Anyway, anyone know of a good amp technician near mississauga? 
it makes noises when the volume is fully up, like white noise. clean and dirty channels. 
Let me know guys.
-Tom


----------



## EchoWD40 (Mar 16, 2007)

Bump to the Top!


----------



## bolero (Oct 11, 2006)

there is a great guy on lakeshore, right across from "the guitar shop" in port credit

called "Alpha Electronics"

he is a licensed fender repair guy, he's worked on a couple amps I have

also has a ton of hifi audio & video stuff in his shop, he can fix pretty much anything

phone number: 905 271 6828

google map link:

http://maps.google.ca/maps?hl=en&ie...&fb=1&cid=8186366639726018144&li=lmd&z=14&t=m


----------



## FortinAmps (Oct 10, 2008)

TDeneka said:


> I definitely blew something at last nights gig on my head haha.
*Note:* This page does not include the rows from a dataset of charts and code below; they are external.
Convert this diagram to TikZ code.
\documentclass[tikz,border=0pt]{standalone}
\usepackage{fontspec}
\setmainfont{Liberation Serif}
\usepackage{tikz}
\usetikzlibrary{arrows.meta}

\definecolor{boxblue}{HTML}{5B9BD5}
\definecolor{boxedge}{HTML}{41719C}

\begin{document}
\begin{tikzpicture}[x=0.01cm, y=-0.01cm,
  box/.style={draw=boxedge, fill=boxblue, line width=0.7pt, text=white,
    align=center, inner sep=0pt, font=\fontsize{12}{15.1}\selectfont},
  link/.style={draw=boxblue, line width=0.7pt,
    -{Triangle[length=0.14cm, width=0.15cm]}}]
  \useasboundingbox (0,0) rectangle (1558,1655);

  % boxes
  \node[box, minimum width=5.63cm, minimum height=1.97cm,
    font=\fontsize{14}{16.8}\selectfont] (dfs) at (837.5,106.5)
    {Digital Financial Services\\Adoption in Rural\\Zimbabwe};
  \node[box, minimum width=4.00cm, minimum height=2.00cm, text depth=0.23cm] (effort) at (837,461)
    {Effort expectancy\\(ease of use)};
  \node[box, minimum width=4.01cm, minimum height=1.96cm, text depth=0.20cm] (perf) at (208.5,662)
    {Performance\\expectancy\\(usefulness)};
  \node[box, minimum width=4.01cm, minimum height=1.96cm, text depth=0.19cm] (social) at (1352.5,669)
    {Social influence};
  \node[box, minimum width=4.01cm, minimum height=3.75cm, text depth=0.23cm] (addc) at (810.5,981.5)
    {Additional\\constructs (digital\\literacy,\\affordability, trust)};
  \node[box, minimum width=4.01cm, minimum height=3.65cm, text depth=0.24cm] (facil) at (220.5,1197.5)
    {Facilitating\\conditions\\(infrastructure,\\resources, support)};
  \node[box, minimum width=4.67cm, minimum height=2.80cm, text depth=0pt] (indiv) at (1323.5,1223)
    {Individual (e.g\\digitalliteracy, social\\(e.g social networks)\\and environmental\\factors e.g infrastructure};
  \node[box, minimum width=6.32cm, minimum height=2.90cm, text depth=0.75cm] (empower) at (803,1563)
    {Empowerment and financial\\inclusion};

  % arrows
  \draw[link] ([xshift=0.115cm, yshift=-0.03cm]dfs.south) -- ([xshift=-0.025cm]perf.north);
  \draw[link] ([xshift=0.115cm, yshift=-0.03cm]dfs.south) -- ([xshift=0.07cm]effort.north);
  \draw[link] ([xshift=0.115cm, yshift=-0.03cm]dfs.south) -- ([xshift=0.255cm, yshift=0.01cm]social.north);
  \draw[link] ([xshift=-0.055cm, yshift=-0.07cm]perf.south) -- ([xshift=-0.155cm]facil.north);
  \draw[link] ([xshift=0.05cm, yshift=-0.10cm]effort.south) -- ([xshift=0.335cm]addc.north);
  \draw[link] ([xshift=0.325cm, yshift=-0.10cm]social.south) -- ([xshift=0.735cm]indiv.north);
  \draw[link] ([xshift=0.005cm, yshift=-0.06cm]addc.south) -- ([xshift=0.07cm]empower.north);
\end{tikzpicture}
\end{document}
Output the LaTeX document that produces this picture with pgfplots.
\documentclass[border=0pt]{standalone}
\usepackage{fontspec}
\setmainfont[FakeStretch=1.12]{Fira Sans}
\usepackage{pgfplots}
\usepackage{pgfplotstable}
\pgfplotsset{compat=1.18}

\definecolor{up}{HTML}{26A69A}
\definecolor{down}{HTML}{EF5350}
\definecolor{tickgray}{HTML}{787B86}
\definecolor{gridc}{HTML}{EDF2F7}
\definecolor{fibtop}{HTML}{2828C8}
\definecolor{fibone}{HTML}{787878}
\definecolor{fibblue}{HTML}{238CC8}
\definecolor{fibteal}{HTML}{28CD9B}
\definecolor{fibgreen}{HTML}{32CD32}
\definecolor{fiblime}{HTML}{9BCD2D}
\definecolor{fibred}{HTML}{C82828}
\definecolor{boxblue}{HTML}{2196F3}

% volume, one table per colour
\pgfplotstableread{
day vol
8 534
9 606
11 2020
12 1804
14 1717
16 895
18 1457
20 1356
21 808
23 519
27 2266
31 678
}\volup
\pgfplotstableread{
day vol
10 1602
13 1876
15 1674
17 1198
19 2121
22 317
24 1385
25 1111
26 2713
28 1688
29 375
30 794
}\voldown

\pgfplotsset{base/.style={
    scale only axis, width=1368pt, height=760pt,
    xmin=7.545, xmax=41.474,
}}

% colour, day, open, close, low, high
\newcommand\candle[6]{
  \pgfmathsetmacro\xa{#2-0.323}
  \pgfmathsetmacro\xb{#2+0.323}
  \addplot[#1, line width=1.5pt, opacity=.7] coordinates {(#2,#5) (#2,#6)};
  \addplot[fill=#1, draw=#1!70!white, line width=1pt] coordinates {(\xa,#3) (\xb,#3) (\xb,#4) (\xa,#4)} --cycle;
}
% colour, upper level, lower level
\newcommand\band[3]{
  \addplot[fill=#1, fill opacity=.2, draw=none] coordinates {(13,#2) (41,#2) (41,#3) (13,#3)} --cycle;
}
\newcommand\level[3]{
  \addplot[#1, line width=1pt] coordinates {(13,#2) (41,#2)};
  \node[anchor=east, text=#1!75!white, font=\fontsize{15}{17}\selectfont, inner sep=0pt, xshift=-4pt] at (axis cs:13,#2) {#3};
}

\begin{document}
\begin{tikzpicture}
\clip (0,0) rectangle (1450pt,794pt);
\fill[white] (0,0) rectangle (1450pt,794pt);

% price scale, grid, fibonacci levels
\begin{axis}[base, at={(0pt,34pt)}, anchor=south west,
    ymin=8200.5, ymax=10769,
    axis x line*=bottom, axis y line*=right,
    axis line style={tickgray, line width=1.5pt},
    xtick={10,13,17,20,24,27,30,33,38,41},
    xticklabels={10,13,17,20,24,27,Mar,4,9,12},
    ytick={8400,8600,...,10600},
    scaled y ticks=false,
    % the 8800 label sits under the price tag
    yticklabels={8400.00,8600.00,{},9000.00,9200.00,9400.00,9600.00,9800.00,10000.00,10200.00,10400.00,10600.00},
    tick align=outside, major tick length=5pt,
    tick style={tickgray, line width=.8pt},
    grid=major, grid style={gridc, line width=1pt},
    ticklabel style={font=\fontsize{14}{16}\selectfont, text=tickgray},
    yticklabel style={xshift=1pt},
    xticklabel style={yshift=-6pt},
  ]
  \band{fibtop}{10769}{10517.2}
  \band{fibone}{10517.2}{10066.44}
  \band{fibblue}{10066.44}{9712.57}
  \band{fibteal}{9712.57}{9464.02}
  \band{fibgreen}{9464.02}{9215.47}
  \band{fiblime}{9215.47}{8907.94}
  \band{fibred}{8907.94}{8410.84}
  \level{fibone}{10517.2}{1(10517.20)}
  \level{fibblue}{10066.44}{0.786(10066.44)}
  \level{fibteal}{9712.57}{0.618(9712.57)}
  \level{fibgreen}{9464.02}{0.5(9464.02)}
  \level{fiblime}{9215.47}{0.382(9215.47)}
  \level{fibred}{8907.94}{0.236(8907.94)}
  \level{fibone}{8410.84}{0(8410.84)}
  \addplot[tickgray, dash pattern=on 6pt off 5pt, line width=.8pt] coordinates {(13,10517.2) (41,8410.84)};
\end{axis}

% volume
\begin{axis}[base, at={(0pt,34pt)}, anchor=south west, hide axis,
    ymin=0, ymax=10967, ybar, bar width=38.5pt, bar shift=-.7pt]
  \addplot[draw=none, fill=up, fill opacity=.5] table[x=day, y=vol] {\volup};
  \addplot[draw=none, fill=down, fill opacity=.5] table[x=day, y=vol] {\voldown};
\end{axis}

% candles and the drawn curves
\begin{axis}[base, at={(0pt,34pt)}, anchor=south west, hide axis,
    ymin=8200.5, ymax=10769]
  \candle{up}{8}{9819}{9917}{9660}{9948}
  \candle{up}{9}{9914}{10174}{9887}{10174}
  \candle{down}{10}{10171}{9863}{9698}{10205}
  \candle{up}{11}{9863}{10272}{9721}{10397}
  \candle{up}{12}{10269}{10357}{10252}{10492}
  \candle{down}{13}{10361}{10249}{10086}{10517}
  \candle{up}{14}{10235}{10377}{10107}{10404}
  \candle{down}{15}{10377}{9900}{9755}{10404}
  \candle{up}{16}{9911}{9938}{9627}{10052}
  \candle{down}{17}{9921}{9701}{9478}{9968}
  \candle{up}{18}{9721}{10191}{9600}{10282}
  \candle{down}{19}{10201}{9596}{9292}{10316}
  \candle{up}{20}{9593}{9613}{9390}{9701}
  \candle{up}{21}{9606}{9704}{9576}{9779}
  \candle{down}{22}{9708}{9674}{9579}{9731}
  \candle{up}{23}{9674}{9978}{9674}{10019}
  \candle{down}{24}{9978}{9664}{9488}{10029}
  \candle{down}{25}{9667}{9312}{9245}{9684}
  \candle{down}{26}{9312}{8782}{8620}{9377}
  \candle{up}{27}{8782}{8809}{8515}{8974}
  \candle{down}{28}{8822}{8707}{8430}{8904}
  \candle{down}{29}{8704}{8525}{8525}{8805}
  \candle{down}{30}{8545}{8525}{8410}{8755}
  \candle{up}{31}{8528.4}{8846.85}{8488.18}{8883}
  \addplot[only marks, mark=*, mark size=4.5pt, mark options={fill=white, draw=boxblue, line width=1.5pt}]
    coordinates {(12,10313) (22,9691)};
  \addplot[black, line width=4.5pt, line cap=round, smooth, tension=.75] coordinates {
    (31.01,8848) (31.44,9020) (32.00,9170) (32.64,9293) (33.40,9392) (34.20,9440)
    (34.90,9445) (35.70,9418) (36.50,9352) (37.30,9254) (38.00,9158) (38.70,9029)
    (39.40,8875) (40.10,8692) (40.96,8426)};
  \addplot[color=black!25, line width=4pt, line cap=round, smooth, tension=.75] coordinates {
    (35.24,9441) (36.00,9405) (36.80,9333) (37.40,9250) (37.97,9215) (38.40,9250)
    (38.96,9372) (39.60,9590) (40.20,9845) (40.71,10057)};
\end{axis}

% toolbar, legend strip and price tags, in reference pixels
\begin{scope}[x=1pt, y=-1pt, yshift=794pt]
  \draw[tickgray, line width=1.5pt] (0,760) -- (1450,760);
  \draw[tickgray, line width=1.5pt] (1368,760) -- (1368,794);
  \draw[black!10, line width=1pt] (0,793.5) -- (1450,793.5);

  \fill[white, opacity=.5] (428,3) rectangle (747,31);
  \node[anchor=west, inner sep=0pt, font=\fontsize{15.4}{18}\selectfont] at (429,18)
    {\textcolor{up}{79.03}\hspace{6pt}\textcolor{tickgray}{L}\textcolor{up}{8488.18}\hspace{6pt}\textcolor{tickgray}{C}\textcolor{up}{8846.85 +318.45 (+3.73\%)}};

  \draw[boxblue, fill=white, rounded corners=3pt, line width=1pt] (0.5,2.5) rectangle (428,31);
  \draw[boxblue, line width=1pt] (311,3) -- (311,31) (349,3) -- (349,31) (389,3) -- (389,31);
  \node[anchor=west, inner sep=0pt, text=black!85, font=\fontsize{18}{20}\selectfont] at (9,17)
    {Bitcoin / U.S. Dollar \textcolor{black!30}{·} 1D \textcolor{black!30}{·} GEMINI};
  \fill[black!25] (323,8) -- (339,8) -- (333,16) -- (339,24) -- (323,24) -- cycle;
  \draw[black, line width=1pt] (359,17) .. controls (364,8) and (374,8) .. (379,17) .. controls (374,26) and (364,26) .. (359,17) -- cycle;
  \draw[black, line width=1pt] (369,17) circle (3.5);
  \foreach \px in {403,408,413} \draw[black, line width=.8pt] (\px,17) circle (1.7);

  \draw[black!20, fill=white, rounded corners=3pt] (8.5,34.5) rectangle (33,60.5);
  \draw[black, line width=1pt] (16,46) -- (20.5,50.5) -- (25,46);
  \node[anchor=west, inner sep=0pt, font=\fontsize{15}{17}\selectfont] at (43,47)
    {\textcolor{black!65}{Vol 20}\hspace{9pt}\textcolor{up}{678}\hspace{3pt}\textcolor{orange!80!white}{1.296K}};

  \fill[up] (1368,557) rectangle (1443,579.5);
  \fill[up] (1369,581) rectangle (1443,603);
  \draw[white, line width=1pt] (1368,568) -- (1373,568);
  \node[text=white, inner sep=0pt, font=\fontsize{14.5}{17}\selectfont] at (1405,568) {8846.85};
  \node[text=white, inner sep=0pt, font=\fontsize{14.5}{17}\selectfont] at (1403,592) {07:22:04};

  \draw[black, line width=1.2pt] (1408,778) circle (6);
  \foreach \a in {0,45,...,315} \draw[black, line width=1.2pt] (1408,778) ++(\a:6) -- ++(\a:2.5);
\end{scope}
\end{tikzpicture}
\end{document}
What can you do.
> Sounded good through my Cab though, so i need to have it turned up more often.
> Anyway, anyone know of a good amp technician near mississauga?
> it makes noises when the volume is fully up, like white noise. clean and dirty channels.
> ...



Hey Tom,
I'm in Scarborough. Feel free to give me a buzz.
416-298-4133 x2308

Cheers,
Mike


----------



## rwe333 (Feb 18, 2006)

Martin Newall is in Markham: 905/472-6394, [email protected]


----------



## EchoWD40 (Mar 16, 2007)

bolero said:


> there is a great guy on lakeshore, right across from "the guitar shop" in port credit
> 
> called "Alpha Electronics"
> 
> ...


Dropped it off at his place today, Gonna pick it up friday. He liked the amp too, he plugged in one of his mp3's into it and said it sounded massive haha.


FortinAmps said:


> Hey Tom,
> I'm in Scarborough. Feel free to give me a buzz.
> 416-298-4133 x2308
> 
> ...


A little out of my neck of the woods in winter time. I put my car away so i bus around town now heh.
Next time though!


----------



## Vette1974 (Mar 20, 2014)

I took my tube amp to Alpha Electronics...going in there your kind of rolling your eyes..but this guy is good ...knows his crap....and had my Amp repaired and returned in two days...all other places I went to we're 5 weeks return time...yep 5 weeks...anyway price was very good and awesome work...

this guys a good choice...


----------